AWS Management and Monitoring: Amazon CloudWatch
Amazon CloudWatch is a monitoring and observability service built for DevOps engineers, developers, site reliability engineers (SREs), and IT managers. It provides data and actionable insights to monitor applications, respond to system-wide performance changes, and optimize resource utilization.
Core Components of CloudWatch
1. CloudWatch Metrics
Metrics represent time-ordered data points. By default, many AWS services provide free metrics (Standard monitoring). Custom metrics can be pushed using the CLI or SDK.
- Standard Monitoring: 5-minute intervals (Free for many services).
- Detailed Monitoring: 1-minute intervals (Paid, common for EC2).
- High-Resolution Metrics: Up to 1-second resolution (used for sub-minute spikes).
2. CloudWatch Logs
Logs allow you to centralize logs from all your systems, applications, and AWS services. You can search, filter, and store them indefinitely or set expiration policies.
- Log Groups: A collection of log streams that share the same retention and access control.
- Log Streams: A sequence of log events from a specific source (e.g., an instance id).
- Metric Filters: Extract data from logs to create numerical metrics (e.g., count “404” errors in Apache logs).
3. CloudWatch Alarms
Alarms watch a single metric over a specified time period and perform one or more actions based on the value of the metric relative to a threshold.
- Actions: SNS Notifications, Auto Scaling policies, or EC2 Actions (Stop, Terminate, Reboot, Recover).
- Composite Alarms: Alarms that trigger based on the state of multiple other alarms.
4. CloudWatch Events / EventBridge
Amazon EventBridge (formerly CloudWatch Events) is a serverless event bus that makes it easy to connect applications using data from your own applications, integrated SaaS applications, and AWS services. It is the “Glue” for event-driven architectures.
Comparison: Monitoring vs. Auditing vs. Governance
| Feature | Amazon CloudWatch | AWS CloudTrail | AWS Config |
|---|---|---|---|
| Focus | Performance & Health | API Auditing / User Activity | Resource Inventory & Compliance |
| Primary Data | Metrics, Logs, Alarms | Who did what? (API calls) | Configuration History / State |
| Use Case | “Is my CPU usage high?” | “Who deleted this S3 bucket?” | “Is port 22 open on my SG?” |
Decision Matrix / If–Then Guide
- If you need to monitor EC2 Memory or Disk Usage… then you must install the Unified CloudWatch Agent (these are not available by default).
- If you need to react to a specific state change (e.g., an S3 upload)… then use EventBridge to trigger a Lambda function.
- If you need to store logs long-term for low cost… then use CloudWatch Logs S3 Export or Kinesis Firehose.
- If you need to monitor application performance across accounts… then use CloudWatch Cross-Account Observability.
Exam Tips and Gotchas
- Memory is NOT a default metric: This is a classic SAA-C03 question.
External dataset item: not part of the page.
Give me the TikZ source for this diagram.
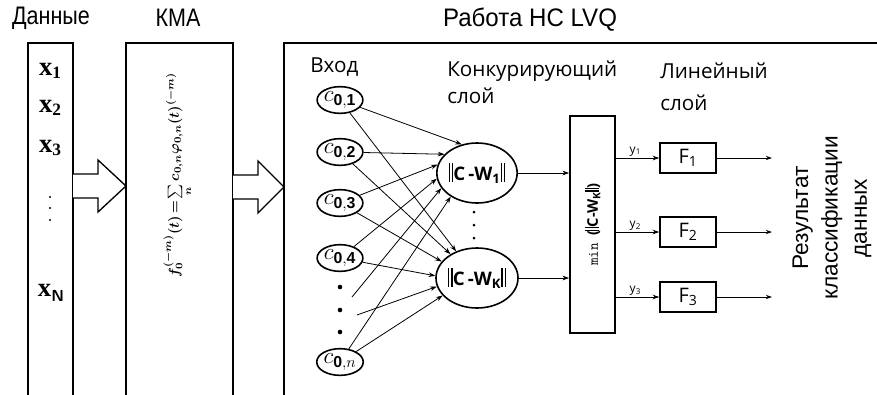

CPU, Network, and Disk I/O (status checks) are default; Memory requires the Agent.
- Resolution Matters: Standard metrics are 1 min or 5 min. High-resolution metrics can go down to 1 second.
- CloudWatch Logs Agent vs. Unified Agent: Always prefer the “Unified CloudWatch Agent” as it handles both logs and system-level metrics.
- Metric Retention: Metrics are not stored forever. Data points with a period of < 60s are kept for 3 hours; 1-minute data points for 15 days; 1-hour data points for 15 months.
- Namespace: A container for CloudWatch metrics. AWS services use
AWS/ServiceName(e.g.,AWS/EC2).
Topics covered:
Summary of key subtopics covered in this guide:
- Standard vs. Detailed Monitoring
- Custom Metrics and High Resolution
- CloudWatch Logs, Log Groups, and Metric Filters
- CloudWatch Alarms and Actions (SNS, ASG, EC2)
- EventBridge (CloudWatch Events) for automation
- The Unified CloudWatch Agent requirements
- Comparison between CloudWatch, CloudTrail, and Config
Amazon CloudWatch Architecture
Integrations: Works natively with almost every AWS service. Use IAM Roles to allow EC2 instances to push logs/metrics. Use KMS to encrypt log groups for sensitive data.
High Resolution: Use for critical apps where 1-minute visibility is too slow. Anomaly Detection: Uses ML to adjust alarm thresholds based on historical patterns.
Log Retention: Set to “Never Expire” by default—change this to 30/90 days to save costs. Detailed Monitoring: Enable only on production instances to avoid extra per-metric charges.
Production Use Case: A retail website uses CloudWatch Alarms on “RequestCount” from an ALB. If traffic spikes, an Auto Scaling policy adds instances. Simultaneously, a Metric Filter scans logs for “PaymentFailed” strings, triggering an SNS alert to the DevOps team.